= Task details =
Exactly the lines from the line containing "Clone this chart in matplotlib." through the line containing "from matplotlib.colors import" are to be echoed, with both included and pictures left out.

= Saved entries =
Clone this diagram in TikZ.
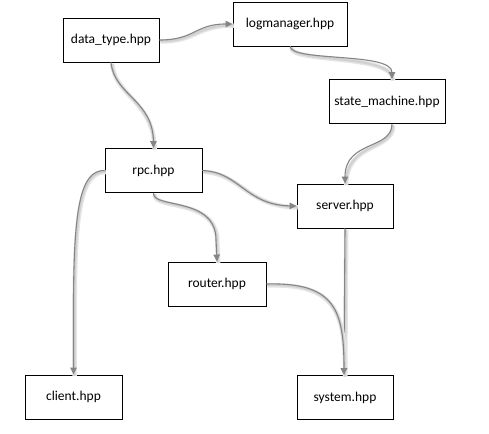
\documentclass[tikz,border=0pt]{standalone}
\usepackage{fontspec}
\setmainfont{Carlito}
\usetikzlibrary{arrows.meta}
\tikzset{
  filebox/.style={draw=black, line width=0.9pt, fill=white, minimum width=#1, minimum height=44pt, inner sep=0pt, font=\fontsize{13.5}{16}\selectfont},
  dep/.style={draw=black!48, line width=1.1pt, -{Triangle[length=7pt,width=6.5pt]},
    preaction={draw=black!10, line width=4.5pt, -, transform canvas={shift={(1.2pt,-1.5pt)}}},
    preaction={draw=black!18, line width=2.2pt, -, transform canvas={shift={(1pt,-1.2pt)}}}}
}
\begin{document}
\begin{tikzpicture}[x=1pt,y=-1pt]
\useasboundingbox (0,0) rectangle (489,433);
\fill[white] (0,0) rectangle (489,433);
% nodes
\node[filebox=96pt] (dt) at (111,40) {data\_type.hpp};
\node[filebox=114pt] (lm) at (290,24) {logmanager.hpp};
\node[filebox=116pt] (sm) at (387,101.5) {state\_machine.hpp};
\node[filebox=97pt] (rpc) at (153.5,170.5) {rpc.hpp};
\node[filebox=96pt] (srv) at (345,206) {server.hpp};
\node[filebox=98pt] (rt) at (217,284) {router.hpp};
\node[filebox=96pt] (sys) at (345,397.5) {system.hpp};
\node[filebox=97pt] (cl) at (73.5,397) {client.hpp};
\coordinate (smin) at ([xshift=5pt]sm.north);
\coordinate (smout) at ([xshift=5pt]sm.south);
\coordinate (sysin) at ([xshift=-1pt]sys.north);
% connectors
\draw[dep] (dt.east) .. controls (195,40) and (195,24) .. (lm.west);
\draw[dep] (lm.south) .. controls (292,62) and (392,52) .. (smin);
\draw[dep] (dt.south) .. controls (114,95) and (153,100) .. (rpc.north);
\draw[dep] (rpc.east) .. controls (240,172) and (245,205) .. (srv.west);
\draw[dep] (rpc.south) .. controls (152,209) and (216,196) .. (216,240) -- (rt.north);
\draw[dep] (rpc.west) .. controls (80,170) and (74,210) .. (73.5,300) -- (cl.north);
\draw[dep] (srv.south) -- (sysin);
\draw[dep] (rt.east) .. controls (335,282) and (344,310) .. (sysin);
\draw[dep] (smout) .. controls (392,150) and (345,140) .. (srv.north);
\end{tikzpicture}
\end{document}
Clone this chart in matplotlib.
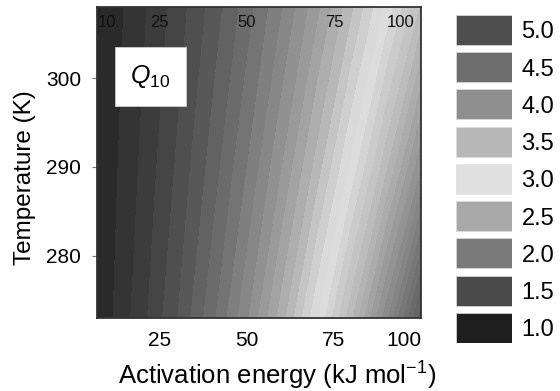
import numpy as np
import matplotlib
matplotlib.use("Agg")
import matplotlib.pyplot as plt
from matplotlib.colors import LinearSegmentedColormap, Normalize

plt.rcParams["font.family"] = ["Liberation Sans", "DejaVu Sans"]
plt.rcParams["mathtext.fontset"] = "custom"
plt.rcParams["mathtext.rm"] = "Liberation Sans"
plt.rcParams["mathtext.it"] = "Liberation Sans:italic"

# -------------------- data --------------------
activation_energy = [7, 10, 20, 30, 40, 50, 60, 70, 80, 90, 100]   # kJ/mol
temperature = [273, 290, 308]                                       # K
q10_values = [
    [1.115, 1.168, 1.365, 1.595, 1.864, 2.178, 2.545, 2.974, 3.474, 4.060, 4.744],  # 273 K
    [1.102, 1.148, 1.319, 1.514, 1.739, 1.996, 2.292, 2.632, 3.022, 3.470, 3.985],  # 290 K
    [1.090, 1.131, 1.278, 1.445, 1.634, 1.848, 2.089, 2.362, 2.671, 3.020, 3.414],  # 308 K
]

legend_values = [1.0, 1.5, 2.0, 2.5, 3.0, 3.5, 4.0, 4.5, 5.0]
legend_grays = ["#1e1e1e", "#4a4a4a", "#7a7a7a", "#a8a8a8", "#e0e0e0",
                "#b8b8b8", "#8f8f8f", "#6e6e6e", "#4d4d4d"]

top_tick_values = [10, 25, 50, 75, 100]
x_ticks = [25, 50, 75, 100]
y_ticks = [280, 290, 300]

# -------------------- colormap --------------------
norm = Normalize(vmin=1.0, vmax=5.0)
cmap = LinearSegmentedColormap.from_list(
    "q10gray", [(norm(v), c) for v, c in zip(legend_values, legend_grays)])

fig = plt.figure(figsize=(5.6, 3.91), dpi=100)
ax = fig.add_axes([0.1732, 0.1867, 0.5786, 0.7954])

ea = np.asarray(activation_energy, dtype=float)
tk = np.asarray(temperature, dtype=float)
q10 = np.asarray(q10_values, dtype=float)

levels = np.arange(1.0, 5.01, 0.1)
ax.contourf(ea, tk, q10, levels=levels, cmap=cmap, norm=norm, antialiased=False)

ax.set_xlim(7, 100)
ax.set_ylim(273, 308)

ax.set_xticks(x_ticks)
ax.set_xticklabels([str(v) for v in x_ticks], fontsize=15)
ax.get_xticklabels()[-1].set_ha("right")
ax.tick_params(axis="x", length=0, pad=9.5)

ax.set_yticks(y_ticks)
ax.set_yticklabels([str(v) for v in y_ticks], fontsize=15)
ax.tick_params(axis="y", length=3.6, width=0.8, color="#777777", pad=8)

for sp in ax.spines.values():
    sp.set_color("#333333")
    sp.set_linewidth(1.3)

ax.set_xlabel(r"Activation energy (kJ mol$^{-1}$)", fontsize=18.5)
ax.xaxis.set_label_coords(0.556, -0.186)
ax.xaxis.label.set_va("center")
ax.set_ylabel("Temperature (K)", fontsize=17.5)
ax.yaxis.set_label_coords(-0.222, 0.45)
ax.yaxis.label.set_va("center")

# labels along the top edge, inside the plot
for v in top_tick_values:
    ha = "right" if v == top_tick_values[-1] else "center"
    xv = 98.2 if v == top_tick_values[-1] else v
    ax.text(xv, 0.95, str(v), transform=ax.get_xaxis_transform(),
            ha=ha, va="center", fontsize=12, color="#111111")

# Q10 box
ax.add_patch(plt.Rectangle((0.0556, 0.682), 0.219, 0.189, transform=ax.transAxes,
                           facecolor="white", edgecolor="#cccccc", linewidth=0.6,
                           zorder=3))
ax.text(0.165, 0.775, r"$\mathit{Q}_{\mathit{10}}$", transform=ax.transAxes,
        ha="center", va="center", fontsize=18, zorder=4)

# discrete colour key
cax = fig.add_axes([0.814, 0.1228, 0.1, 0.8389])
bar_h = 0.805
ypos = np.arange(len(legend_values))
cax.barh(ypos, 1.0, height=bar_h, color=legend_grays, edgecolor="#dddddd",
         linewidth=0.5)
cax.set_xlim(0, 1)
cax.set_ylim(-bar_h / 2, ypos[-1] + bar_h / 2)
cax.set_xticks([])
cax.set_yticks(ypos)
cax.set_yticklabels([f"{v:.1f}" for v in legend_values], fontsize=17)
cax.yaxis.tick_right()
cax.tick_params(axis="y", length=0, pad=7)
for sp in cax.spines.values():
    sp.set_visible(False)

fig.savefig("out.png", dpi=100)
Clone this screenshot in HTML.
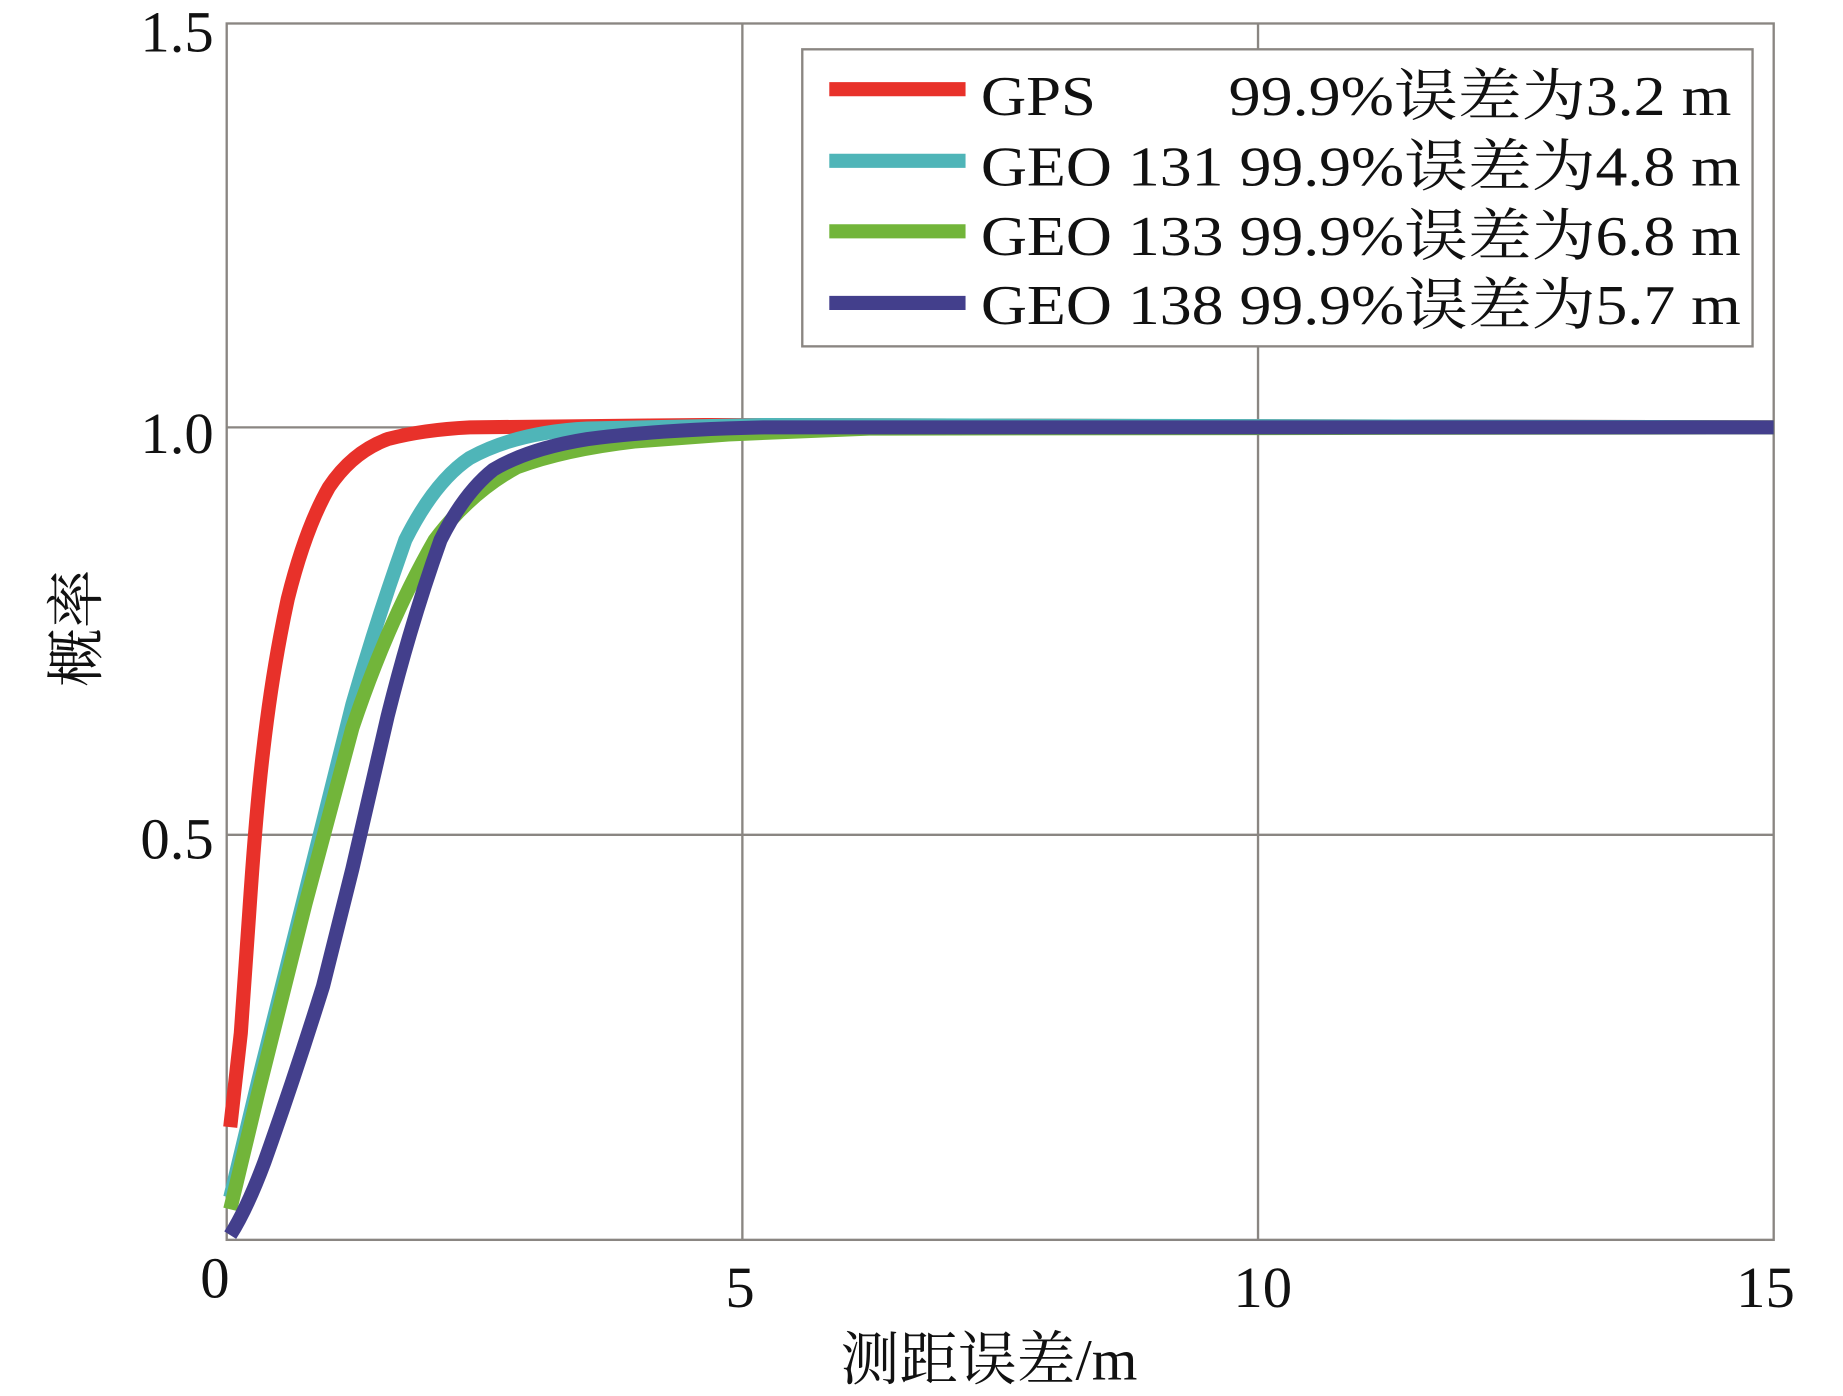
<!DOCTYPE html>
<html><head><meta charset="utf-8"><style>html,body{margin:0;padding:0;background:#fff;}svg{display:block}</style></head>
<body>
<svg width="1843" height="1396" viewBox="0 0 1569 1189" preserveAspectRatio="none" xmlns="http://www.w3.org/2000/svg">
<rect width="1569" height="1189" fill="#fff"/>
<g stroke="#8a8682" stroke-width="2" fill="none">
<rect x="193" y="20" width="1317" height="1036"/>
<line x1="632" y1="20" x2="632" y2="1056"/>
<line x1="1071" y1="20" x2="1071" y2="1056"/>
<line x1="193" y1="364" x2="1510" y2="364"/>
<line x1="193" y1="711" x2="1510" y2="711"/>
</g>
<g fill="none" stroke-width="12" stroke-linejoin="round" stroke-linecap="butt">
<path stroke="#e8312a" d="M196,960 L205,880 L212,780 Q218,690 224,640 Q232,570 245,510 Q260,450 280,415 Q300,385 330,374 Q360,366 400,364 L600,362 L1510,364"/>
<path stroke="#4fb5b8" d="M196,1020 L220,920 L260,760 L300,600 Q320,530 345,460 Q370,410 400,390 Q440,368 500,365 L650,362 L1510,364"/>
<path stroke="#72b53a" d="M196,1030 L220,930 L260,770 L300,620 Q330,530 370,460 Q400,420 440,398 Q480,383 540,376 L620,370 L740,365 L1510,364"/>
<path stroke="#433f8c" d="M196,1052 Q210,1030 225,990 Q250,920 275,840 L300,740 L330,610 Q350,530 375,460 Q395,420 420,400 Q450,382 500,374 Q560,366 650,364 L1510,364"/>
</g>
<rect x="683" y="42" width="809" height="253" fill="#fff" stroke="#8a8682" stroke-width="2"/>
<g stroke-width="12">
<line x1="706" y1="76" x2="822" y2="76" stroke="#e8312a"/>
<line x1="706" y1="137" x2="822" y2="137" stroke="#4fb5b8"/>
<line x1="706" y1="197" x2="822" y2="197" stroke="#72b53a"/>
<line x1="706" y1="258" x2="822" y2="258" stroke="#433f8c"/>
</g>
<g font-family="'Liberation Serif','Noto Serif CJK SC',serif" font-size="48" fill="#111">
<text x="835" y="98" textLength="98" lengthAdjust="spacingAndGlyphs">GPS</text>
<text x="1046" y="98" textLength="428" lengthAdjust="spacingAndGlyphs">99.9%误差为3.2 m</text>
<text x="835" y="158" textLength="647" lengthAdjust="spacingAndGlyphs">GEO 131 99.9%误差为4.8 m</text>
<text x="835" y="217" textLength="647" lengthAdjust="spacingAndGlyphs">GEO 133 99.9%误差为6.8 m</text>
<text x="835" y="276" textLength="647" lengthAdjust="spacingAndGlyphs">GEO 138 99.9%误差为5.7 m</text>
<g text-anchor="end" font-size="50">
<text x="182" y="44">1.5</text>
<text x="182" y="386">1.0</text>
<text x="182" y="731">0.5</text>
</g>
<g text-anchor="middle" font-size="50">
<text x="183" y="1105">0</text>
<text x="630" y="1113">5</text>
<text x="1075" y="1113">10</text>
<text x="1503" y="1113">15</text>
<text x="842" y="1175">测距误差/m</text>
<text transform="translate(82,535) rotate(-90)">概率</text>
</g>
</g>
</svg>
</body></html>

= Response for this exercise =
Clone this chart in matplotlib.
import numpy as np
import matplotlib
matplotlib.use("Agg")
import matplotlib.pyplot as plt
from matplotlib.colors import LinearSegmentedColormap, Normalize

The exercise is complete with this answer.